» **Exercise requirements**
Copy all of the material word for word, except for the pictures.

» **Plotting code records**
------------------------------

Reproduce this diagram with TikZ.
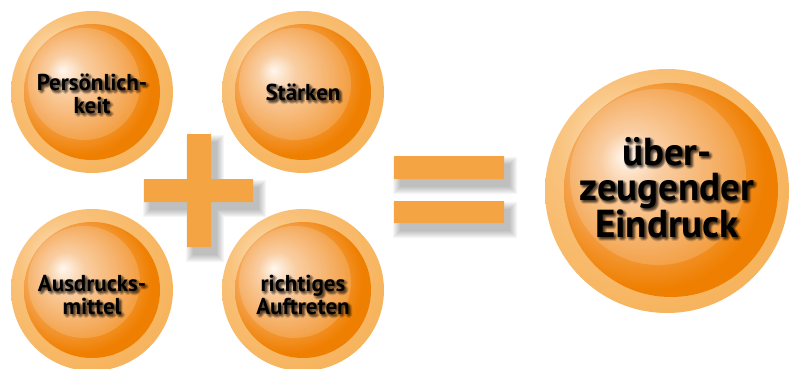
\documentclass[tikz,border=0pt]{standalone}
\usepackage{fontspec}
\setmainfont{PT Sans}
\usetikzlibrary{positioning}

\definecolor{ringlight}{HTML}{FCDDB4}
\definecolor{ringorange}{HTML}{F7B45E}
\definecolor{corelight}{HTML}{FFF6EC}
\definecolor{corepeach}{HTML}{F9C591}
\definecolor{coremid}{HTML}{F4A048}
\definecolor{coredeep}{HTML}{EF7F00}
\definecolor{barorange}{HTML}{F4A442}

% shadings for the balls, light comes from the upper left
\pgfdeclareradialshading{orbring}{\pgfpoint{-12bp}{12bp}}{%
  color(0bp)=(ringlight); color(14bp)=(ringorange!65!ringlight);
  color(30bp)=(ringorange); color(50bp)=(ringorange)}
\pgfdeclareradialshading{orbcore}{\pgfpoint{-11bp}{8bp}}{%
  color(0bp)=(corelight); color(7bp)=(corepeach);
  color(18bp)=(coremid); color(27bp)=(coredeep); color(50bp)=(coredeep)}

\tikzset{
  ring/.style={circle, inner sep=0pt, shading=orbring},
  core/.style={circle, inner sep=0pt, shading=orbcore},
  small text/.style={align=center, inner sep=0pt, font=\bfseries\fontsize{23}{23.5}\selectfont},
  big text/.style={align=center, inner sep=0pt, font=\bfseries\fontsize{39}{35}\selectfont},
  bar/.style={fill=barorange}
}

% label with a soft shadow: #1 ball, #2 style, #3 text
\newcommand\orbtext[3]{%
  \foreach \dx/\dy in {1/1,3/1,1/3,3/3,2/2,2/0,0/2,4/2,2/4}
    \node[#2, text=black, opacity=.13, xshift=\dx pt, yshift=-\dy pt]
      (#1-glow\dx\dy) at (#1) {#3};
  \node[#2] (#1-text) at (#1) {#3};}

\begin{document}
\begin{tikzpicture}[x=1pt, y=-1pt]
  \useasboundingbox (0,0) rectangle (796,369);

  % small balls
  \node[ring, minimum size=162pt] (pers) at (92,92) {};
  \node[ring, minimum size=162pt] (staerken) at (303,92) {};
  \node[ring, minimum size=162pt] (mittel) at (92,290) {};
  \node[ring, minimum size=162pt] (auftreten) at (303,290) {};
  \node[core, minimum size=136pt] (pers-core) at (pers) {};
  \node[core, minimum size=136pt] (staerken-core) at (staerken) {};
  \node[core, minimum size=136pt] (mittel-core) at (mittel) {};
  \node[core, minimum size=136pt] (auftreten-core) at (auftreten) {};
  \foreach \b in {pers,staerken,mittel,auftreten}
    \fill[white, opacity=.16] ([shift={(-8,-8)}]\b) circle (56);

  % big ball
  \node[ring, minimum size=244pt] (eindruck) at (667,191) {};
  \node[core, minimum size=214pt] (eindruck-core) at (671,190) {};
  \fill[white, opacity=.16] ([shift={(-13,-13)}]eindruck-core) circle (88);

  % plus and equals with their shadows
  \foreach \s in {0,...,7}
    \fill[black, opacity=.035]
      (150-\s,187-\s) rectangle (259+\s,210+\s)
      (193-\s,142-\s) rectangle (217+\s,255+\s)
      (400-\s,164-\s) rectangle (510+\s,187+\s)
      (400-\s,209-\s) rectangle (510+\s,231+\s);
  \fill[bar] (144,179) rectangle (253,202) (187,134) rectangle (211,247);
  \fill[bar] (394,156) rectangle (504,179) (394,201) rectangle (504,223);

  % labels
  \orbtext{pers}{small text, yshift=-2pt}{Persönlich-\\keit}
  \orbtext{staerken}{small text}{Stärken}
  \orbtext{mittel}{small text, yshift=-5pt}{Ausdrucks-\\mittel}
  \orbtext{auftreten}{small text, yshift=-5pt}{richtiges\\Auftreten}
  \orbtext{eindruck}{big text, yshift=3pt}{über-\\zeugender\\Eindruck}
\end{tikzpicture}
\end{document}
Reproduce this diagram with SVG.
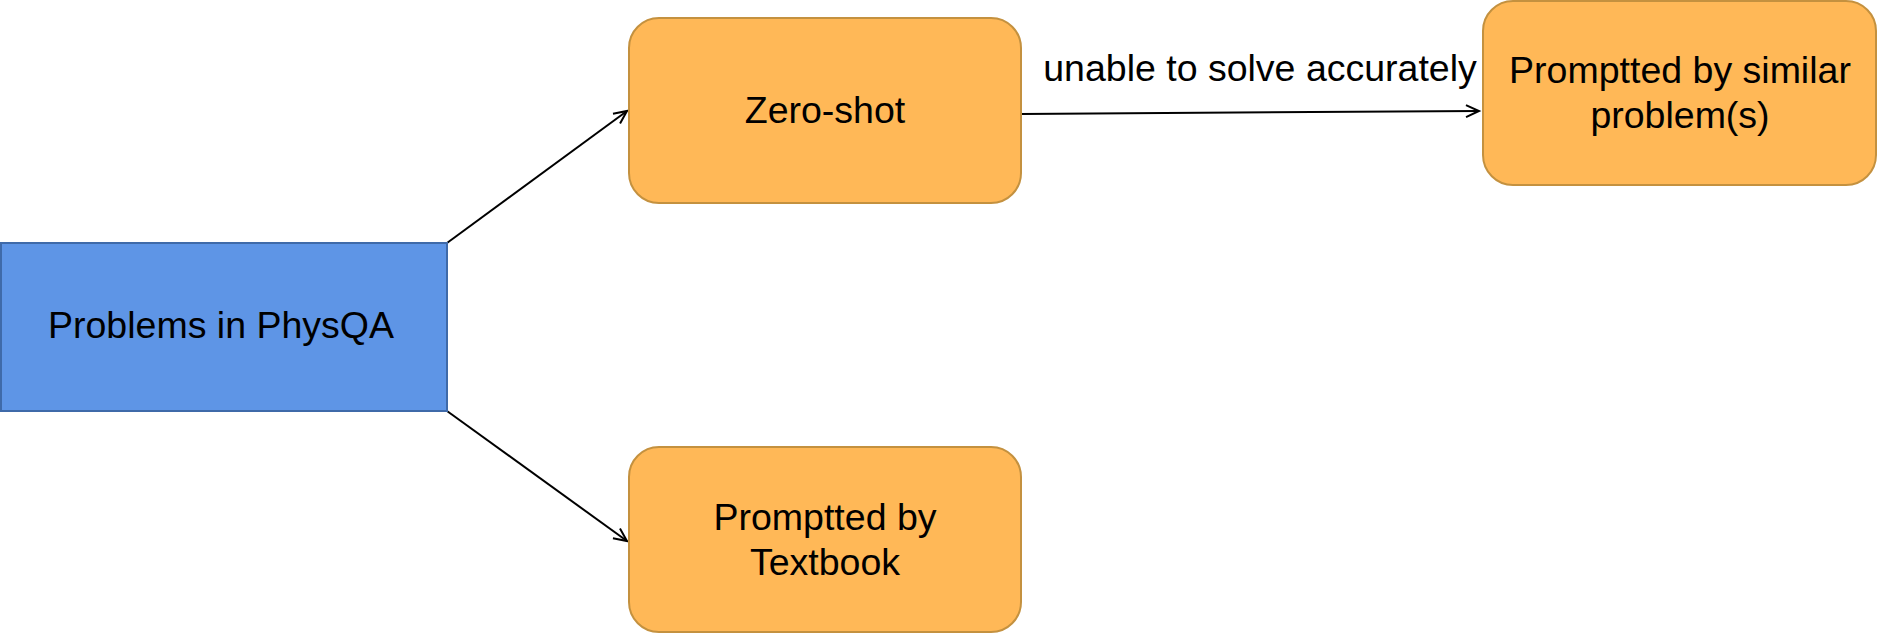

------------------------------

» **Task result**
Reproduce this diagram with TikZ.
\documentclass[tikz,border=0pt]{standalone}
\usepackage{fontspec}
\setmainfont{PT Sans}
\usetikzlibrary{positioning}

\definecolor{ringlight}{HTML}{FCDDB4}
\definecolor{ringorange}{HTML}{F7B45E}
\definecolor{corelight}{HTML}{FFF6EC}
\definecolor{corepeach}{HTML}{F9C591}
\definecolor{coremid}{HTML}{F4A048}
\definecolor{coredeep}{HTML}{EF7F00}
\definecolor{barorange}{HTML}{F4A442}

% shadings for the balls, light comes from the upper left
\pgfdeclareradialshading{orbring}{\pgfpoint{-12bp}{12bp}}{%
  color(0bp)=(ringlight); color(14bp)=(ringorange!65!ringlight);
  color(30bp)=(ringorange); color(50bp)=(ringorange)}
\pgfdeclareradialshading{orbcore}{\pgfpoint{-11bp}{8bp}}{%
  color(0bp)=(corelight); color(7bp)=(corepeach);
  color(18bp)=(coremid); color(27bp)=(coredeep); color(50bp)=(coredeep)}

\tikzset{
  ring/.style={circle, inner sep=0pt, shading=orbring},
  core/.style={circle, inner sep=0pt, shading=orbcore},
  small text/.style={align=center, inner sep=0pt, font=\bfseries\fontsize{23}{23.5}\selectfont},
  big text/.style={align=center, inner sep=0pt, font=\bfseries\fontsize{39}{35}\selectfont},
  bar/.style={fill=barorange}
}

% label with a soft shadow: #1 ball, #2 style, #3 text
\newcommand\orbtext[3]{%
  \foreach \dx/\dy in {1/1,3/1,1/3,3/3,2/2,2/0,0/2,4/2,2/4}
    \node[#2, text=black, opacity=.13, xshift=\dx pt, yshift=-\dy pt]
      (#1-glow\dx\dy) at (#1) {#3};
  \node[#2] (#1-text) at (#1) {#3};}

\begin{document}
\begin{tikzpicture}[x=1pt, y=-1pt]
  \useasboundingbox (0,0) rectangle (796,369);

  % small balls
  \node[ring, minimum size=162pt] (pers) at (92,92) {};
  \node[ring, minimum size=162pt] (staerken) at (303,92) {};
  \node[ring, minimum size=162pt] (mittel) at (92,290) {};
  \node[ring, minimum size=162pt] (auftreten) at (303,290) {};
  \node[core, minimum size=136pt] (pers-core) at (pers) {};
  \node[core, minimum size=136pt] (staerken-core) at (staerken) {};
  \node[core, minimum size=136pt] (mittel-core) at (mittel) {};
  \node[core, minimum size=136pt] (auftreten-core) at (auftreten) {};
  \foreach \b in {pers,staerken,mittel,auftreten}
    \fill[white, opacity=.16] ([shift={(-8,-8)}]\b) circle (56);

  % big ball
  \node[ring, minimum size=244pt] (eindruck) at (667,191) {};
  \node[core, minimum size=214pt] (eindruck-core) at (671,190) {};
  \fill[white, opacity=.16] ([shift={(-13,-13)}]eindruck-core) circle (88);

  % plus and equals with their shadows
  \foreach \s in {0,...,7}
    \fill[black, opacity=.035]
      (150-\s,187-\s) rectangle (259+\s,210+\s)
      (193-\s,142-\s) rectangle (217+\s,255+\s)
      (400-\s,164-\s) rectangle (510+\s,187+\s)
      (400-\s,209-\s) rectangle (510+\s,231+\s);
  \fill[bar] (144,179) rectangle (253,202) (187,134) rectangle (211,247);
  \fill[bar] (394,156) rectangle (504,179) (394,201) rectangle (504,223);

  % labels
  \orbtext{pers}{small text, yshift=-2pt}{Persönlich-\\keit}
  \orbtext{staerken}{small text}{Stärken}
  \orbtext{mittel}{small text, yshift=-5pt}{Ausdrucks-\\mittel}
  \orbtext{auftreten}{small text, yshift=-5pt}{richtiges\\Auftreten}
  \orbtext{eindruck}{big text, yshift=3pt}{über-\\zeugender\\Eindruck}
\end{tikzpicture}
\end{document}
Reproduce this diagram with SVG.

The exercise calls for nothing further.